Don Everly, who developed the prototype for close harmony vocalizing in the chart-topping duo the Everly Brothers with his late younger brother Phil, died Saturday at the age of 84 in Nashville. There was no immediate word on the cause of death.

Even as condolences began to pour in on social media Saturday night as rumors of his death spread, the Los Angeles Times confirmed his death through a family spokeswoman.

The Byrds, Gram Parsons, Emmylou Harris, and the Eagles all owe a debt to the brothers, who influenced a subsequent generation of country-rock musicians.

Everly, who was inducted into the Rock and Roll Hall of Fame in 1986 and the Country Music Hall of Fame in 2001, grew up in his family’s country act, singing the high, fluid harmonies that would make him famous. He and his brother cut a succession of pioneering hit ballads and rockers for the Cadence and Warner Bros. labels beginning in 1957.

The Everly Brothers had a lasting effect on the rock musicians who came after them. Only The Beatles and Simon & Garfunkel, whose early partnership as Tom & Jerry virtually duplicated the brothers’ sound, were the most well-known bands to copy their achingly beautiful harmony sound.
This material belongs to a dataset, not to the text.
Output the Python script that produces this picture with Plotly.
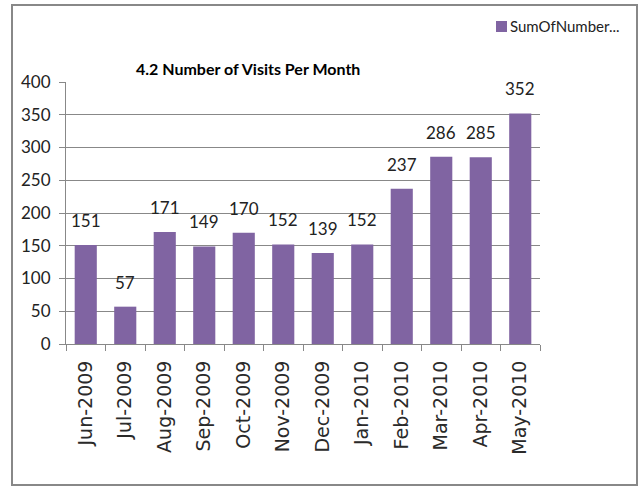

“Except for the urban doo-woppers, you’d be hard-pressed to find a voice-blending rock group from 1957 whose conceptual blueprint wasn’t first sketched by Don and Phil,” writer and historian Ken Barnes said in his notes for the Rhino Records boxed set “Heartaches & Harmonies” in 1994.

On February 1, 1937, Isaac Donald Everly was born in Brownie, Kentucky. His father, Ike, a skilled guitarist and former coal miner, had formed a duo with his wife Margaret to pursue country music as avocation. Phil, Don’s younger brother, was born in 1939 in Chicago.

Their parents ran a country music show on local radio stations KMA and KFNF when the boys were growing up in Shenandoah, Iowa. The brothers began playing on the broadcasts at a young age, emulating country sibling duos such as the Blue Sky Boys (Earl and Bill Bolick), the Monroe Brothers, the Delmore Brothers, and the Louvin Brothers of the 1950s.

In the early 1950s, the family relocated to Tennessee. Don and Phil tried to make a name for themselves in Nashville when they graduated from high school. Chet Atkins, a family friend and guitarist, was their guru in Music City. They had a contract with Columbia Records, but the label terminated them after one failed song in 1955.

The Everlys bounced around Nashville for a year, getting turned down by practically every record label in town. Wesley Rose, the chairman of the powerful Acuff-Rose publishing conglomerate, met the brothers and pushed Archie Bleyer of the New York-based independent Cadence Records to take a chance on them. Their country-based sound was cast in a pop matrix when they entered the studio for the label.